● **WRITTEN INSTRUCTION**
Repeat what the lines below say, word for word, and skip every image.

*-*-*

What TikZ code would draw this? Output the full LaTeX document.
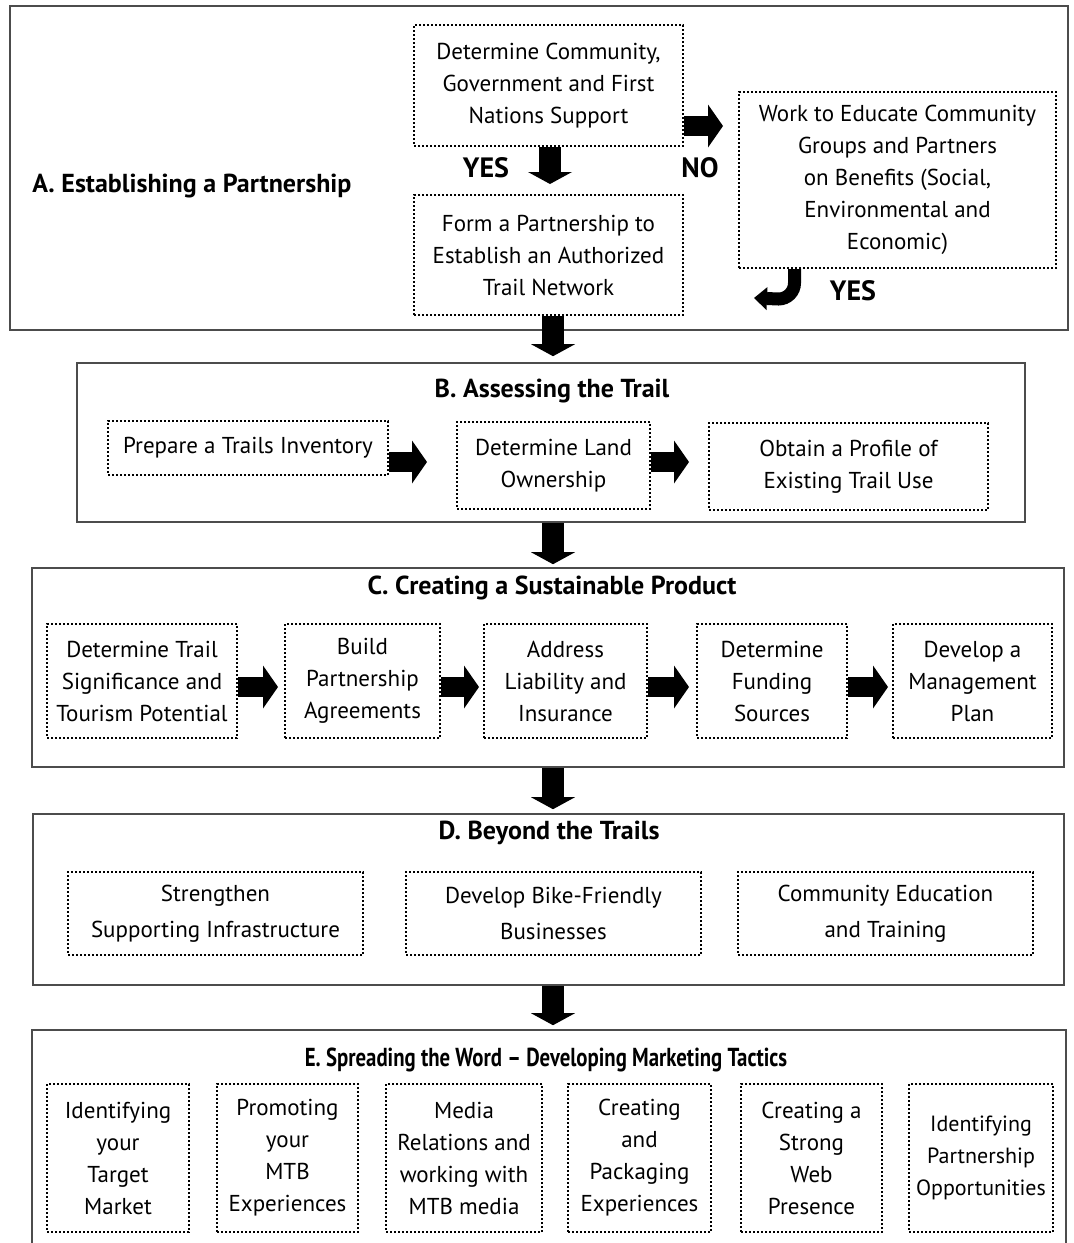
\documentclass[tikz,border=0pt]{standalone}
\usepackage{fontspec}
\setmainfont{PT Sans}
\usetikzlibrary{arrows.meta}
\begin{document}
\begin{tikzpicture}[x=0.5pt,y=-0.5pt,
  part/.style={draw=black!70,line width=0.8pt,inner sep=0pt},
  dotbox/.style={draw,densely dotted,line width=1pt,align=center,inner sep=0pt,font=\fontsize{11.5}{16}\selectfont},
  title/.style={inner sep=0pt,font=\bfseries\fontsize{13}{15}\selectfont},
  answer/.style={inner sep=0pt,font=\bfseries\fontsize{14}{16}\selectfont},
  fatdown/.style={line width=11pt,-{Triangle[length=6pt,width=22pt,line width=0pt]}},
  fat/.style={line width=10pt,-{Triangle[length=7.5pt,width=21.5pt,line width=0pt]}}]
\useasboundingbox (0,0) rectangle (1073,1243);
\clip (0,0) rectangle (1073,1243);
\node[part,minimum width=529pt,minimum height=162pt] (secA) at (539,168) {};
\node[part,minimum width=474pt,minimum height=79.5pt] (secB) at (551,442.5) {};
\node[part,minimum width=516pt,minimum height=99.5pt] (secC) at (548,667.5) {};
\node[part,minimum width=515.5pt,minimum height=85.5pt] (secD) at (548.5,899.5) {};
\node[part,minimum width=517pt,minimum height=115pt] (secE) at (549,1145) {};
\node[title,anchor=base west] (titleA) at (32,192) {A. Establishing a Partnership};
\node[title,anchor=base] (titleB) at (552,397) {B. Assessing the Trail};
\node[title,anchor=base] (titleC) at (552,594) {C. Creating a Sustainable Product};
\node[title,anchor=base] (titleD) at (549,839) {D. Beyond the Trails};
\node[title,anchor=base] (titleE) at (546,1066) {\scalebox{0.8}[1]{E. Spreading the Word -- Developing Marketing Tactics}};
\node[dotbox,minimum width=134.5pt,minimum height=60.5pt] (support) at (548.5,85.5) {Determine Community,\\Government and First\\Nations Support};
\node[dotbox,minimum width=134.5pt,minimum height=60pt] (form) at (548.5,255) {Form a Partnership to\\Establish an Authorized\\Trail Network};
\node[dotbox,minimum width=158.5pt,minimum height=88pt] (educate) at (897.5,180) {Work to Educate Community\\Groups and Partners\\on Benefits (Social,\\Environmental and\\Economic)};
\node[answer] (yes1) at (486,168) {YES}; \node[answer] (no) at (700,168) {NO}; \node[answer] (yes2) at (853,291) {YES};
\node[dotbox,minimum width=140pt,minimum height=27pt] (inventory) at (248,448) {Prepare a Trails Inventory};
\node[dotbox,minimum width=96.5pt,minimum height=43.5pt] (land) at (553.5,465.5) {Determine Land\\Ownership};
\node[dotbox,minimum width=139.5pt,minimum height=43.5pt] (profile) at (848.5,466.5) {Obtain a Profile of\\Existing Trail Use};
\node[dotbox,minimum width=95pt,minimum height=57pt] (c1) at (142,681) {Determine Trail\\Significance and\\Tourism Potential};
\node[dotbox,minimum width=77.5pt,minimum height=57pt] (c2) at (362.5,681) {Build\\Partnership\\Agreements};
\node[dotbox,minimum width=81.5pt,minimum height=57pt] (c3) at (565.5,681) {Address\\Liability and\\Insurance};
\node[dotbox,minimum width=75pt,minimum height=57pt] (c4) at (772,681) {Determine\\Funding\\Sources};
\node[dotbox,minimum width=79.5pt,minimum height=57pt] (c5) at (972.5,681) {Develop a\\Management\\Plan};
\node[dotbox,minimum width=147.5pt,minimum height=41.5pt,font=\fontsize{11.5}{18}\selectfont] (d1) at (215.5,913.5) {Strengthen\\Supporting Infrastructure};
\node[dotbox,minimum width=147.5pt,minimum height=41.5pt,font=\fontsize{11.5}{18}\selectfont] (d2) at (553.5,913.5) {Develop Bike-Friendly\\Businesses};
\node[dotbox,minimum width=147.5pt,minimum height=41.5pt,font=\fontsize{11.5}{18}\selectfont] (d3) at (885.5,913.5) {Community Education\\and Training};
\node[dotbox,minimum width=71pt,minimum height=74pt] (e1) at (118,1158) {Identifying\\your\\Target\\Market};
\node[dotbox,minimum width=70.5pt,minimum height=74pt] (e2) at (287.5,1158) {Promoting\\your\\MTB\\Experiences};
\node[dotbox,minimum width=78pt,minimum height=74pt] (e3) at (464,1158) {Media\\Relations and\\working with\\MTB media};
\node[dotbox,minimum width=71.5pt,minimum height=74pt] (e4) at (639.5,1158) {Creating\\and\\Packaging\\Experiences};
\node[dotbox,minimum width=70.5pt,minimum height=74pt] (e5) at (811.5,1158) {Creating a\\Strong\\Web\\Presence};
\node[dotbox,minimum width=72pt,minimum height=74pt,font=\fontsize{11}{16}\selectfont] (e6) at (981,1158) {Identifying\\Partnership\\Opportunities};
\coordinate (spine) at (553,0); \coordinate (yesline) at (550,0); \coordinate (noline) at (0,126);
\coordinate (brow) at (0,462); \coordinate (crow) at (0,687); \coordinate (turn) at (794.5,0); \coordinate (back) at (754,298);
\draw[fatdown,shorten >=5pt] (support.south -| yesline) -- (form.north -| yesline);
\draw[fat,shorten >=7.5pt] (support.east |- noline) -- (educate.west |- noline);
\draw[line width=6.5pt,-{Triangle[length=6.5pt,width=11.5pt,line width=0pt]}] (educate.south -| turn) -- ++(0,14) arc[start angle=0,end angle=90,radius=16] -- (back);
\draw[fatdown,shorten >=3pt] (form.south -| spine) -- (secB.north -| spine);
\draw[fatdown,shorten >=1.5pt] (secB.south -| spine) -- (secC.north -| spine);
\draw[fatdown,shorten >=2pt] (secC.south -| spine) -- (secD.north -| spine);
\draw[fatdown,shorten >=2pt] (secD.south -| spine) -- (secE.north -| spine);
\draw[fat,shorten >=14.5pt] (inventory.east |- brow) -- (land.west |- brow);
\draw[fat,shorten >=9.5pt] (land.east |- brow) -- (profile.west |- brow);
\draw[fat,shorten >=3pt] (c1.east |- crow) -- (c2.west |- crow);
\draw[fat,shorten >=2pt] (c2.east |- crow) -- (c3.west |- crow);
\draw[fat,shorten >=3.5pt] (c3.east |- crow) -- (c4.west |- crow);
\draw[fat,shorten >=2pt] (c4.east |- crow) -- (c5.west |- crow);
\end{tikzpicture}
\end{document}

*-*-*

● **WRITTEN SOLUTION**
What TikZ code would draw this? Output the full LaTeX document.
\documentclass[tikz,border=0pt]{standalone}
\usepackage{fontspec}
\setmainfont{PT Sans}
\usetikzlibrary{arrows.meta}
\begin{document}
\begin{tikzpicture}[x=0.5pt,y=-0.5pt,
  part/.style={draw=black!70,line width=0.8pt,inner sep=0pt},
  dotbox/.style={draw,densely dotted,line width=1pt,align=center,inner sep=0pt,font=\fontsize{11.5}{16}\selectfont},
  title/.style={inner sep=0pt,font=\bfseries\fontsize{13}{15}\selectfont},
  answer/.style={inner sep=0pt,font=\bfseries\fontsize{14}{16}\selectfont},
  fatdown/.style={line width=11pt,-{Triangle[length=6pt,width=22pt,line width=0pt]}},
  fat/.style={line width=10pt,-{Triangle[length=7.5pt,width=21.5pt,line width=0pt]}}]
\useasboundingbox (0,0) rectangle (1073,1243);
\clip (0,0) rectangle (1073,1243);
\node[part,minimum width=529pt,minimum height=162pt] (secA) at (539,168) {};
\node[part,minimum width=474pt,minimum height=79.5pt] (secB) at (551,442.5) {};
\node[part,minimum width=516pt,minimum height=99.5pt] (secC) at (548,667.5) {};
\node[part,minimum width=515.5pt,minimum height=85.5pt] (secD) at (548.5,899.5) {};
\node[part,minimum width=517pt,minimum height=115pt] (secE) at (549,1145) {};
\node[title,anchor=base west] (titleA) at (32,192) {A. Establishing a Partnership};
\node[title,anchor=base] (titleB) at (552,397) {B. Assessing the Trail};
\node[title,anchor=base] (titleC) at (552,594) {C. Creating a Sustainable Product};
\node[title,anchor=base] (titleD) at (549,839) {D. Beyond the Trails};
\node[title,anchor=base] (titleE) at (546,1066) {\scalebox{0.8}[1]{E. Spreading the Word -- Developing Marketing Tactics}};
\node[dotbox,minimum width=134.5pt,minimum height=60.5pt] (support) at (548.5,85.5) {Determine Community,\\Government and First\\Nations Support};
\node[dotbox,minimum width=134.5pt,minimum height=60pt] (form) at (548.5,255) {Form a Partnership to\\Establish an Authorized\\Trail Network};
\node[dotbox,minimum width=158.5pt,minimum height=88pt] (educate) at (897.5,180) {Work to Educate Community\\Groups and Partners\\on Benefits (Social,\\Environmental and\\Economic)};
\node[answer] (yes1) at (486,168) {YES}; \node[answer] (no) at (700,168) {NO}; \node[answer] (yes2) at (853,291) {YES};
\node[dotbox,minimum width=140pt,minimum height=27pt] (inventory) at (248,448) {Prepare a Trails Inventory};
\node[dotbox,minimum width=96.5pt,minimum height=43.5pt] (land) at (553.5,465.5) {Determine Land\\Ownership};
\node[dotbox,minimum width=139.5pt,minimum height=43.5pt] (profile) at (848.5,466.5) {Obtain a Profile of\\Existing Trail Use};
\node[dotbox,minimum width=95pt,minimum height=57pt] (c1) at (142,681) {Determine Trail\\Significance and\\Tourism Potential};
\node[dotbox,minimum width=77.5pt,minimum height=57pt] (c2) at (362.5,681) {Build\\Partnership\\Agreements};
\node[dotbox,minimum width=81.5pt,minimum height=57pt] (c3) at (565.5,681) {Address\\Liability and\\Insurance};
\node[dotbox,minimum width=75pt,minimum height=57pt] (c4) at (772,681) {Determine\\Funding\\Sources};
\node[dotbox,minimum width=79.5pt,minimum height=57pt] (c5) at (972.5,681) {Develop a\\Management\\Plan};
\node[dotbox,minimum width=147.5pt,minimum height=41.5pt,font=\fontsize{11.5}{18}\selectfont] (d1) at (215.5,913.5) {Strengthen\\Supporting Infrastructure};
\node[dotbox,minimum width=147.5pt,minimum height=41.5pt,font=\fontsize{11.5}{18}\selectfont] (d2) at (553.5,913.5) {Develop Bike-Friendly\\Businesses};
\node[dotbox,minimum width=147.5pt,minimum height=41.5pt,font=\fontsize{11.5}{18}\selectfont] (d3) at (885.5,913.5) {Community Education\\and Training};
\node[dotbox,minimum width=71pt,minimum height=74pt] (e1) at (118,1158) {Identifying\\your\\Target\\Market};
\node[dotbox,minimum width=70.5pt,minimum height=74pt] (e2) at (287.5,1158) {Promoting\\your\\MTB\\Experiences};
\node[dotbox,minimum width=78pt,minimum height=74pt] (e3) at (464,1158) {Media\\Relations and\\working with\\MTB media};
\node[dotbox,minimum width=71.5pt,minimum height=74pt] (e4) at (639.5,1158) {Creating\\and\\Packaging\\Experiences};
\node[dotbox,minimum width=70.5pt,minimum height=74pt] (e5) at (811.5,1158) {Creating a\\Strong\\Web\\Presence};
\node[dotbox,minimum width=72pt,minimum height=74pt,font=\fontsize{11}{16}\selectfont] (e6) at (981,1158) {Identifying\\Partnership\\Opportunities};
\coordinate (spine) at (553,0); \coordinate (yesline) at (550,0); \coordinate (noline) at (0,126);
\coordinate (brow) at (0,462); \coordinate (crow) at (0,687); \coordinate (turn) at (794.5,0); \coordinate (back) at (754,298);
\draw[fatdown,shorten >=5pt] (support.south -| yesline) -- (form.north -| yesline);
\draw[fat,shorten >=7.5pt] (support.east |- noline) -- (educate.west |- noline);
\draw[line width=6.5pt,-{Triangle[length=6.5pt,width=11.5pt,line width=0pt]}] (educate.south -| turn) -- ++(0,14) arc[start angle=0,end angle=90,radius=16] -- (back);
\draw[fatdown,shorten >=3pt] (form.south -| spine) -- (secB.north -| spine);
\draw[fatdown,shorten >=1.5pt] (secB.south -| spine) -- (secC.north -| spine);
\draw[fatdown,shorten >=2pt] (secC.south -| spine) -- (secD.north -| spine);
\draw[fatdown,shorten >=2pt] (secD.south -| spine) -- (secE.north -| spine);
\draw[fat,shorten >=14.5pt] (inventory.east |- brow) -- (land.west |- brow);
\draw[fat,shorten >=9.5pt] (land.east |- brow) -- (profile.west |- brow);
\draw[fat,shorten >=3pt] (c1.east |- crow) -- (c2.west |- crow);
\draw[fat,shorten >=2pt] (c2.east |- crow) -- (c3.west |- crow);
\draw[fat,shorten >=3.5pt] (c3.east |- crow) -- (c4.west |- crow);
\draw[fat,shorten >=2pt] (c4.east |- crow) -- (c5.west |- crow);
\end{tikzpicture}
\end{document}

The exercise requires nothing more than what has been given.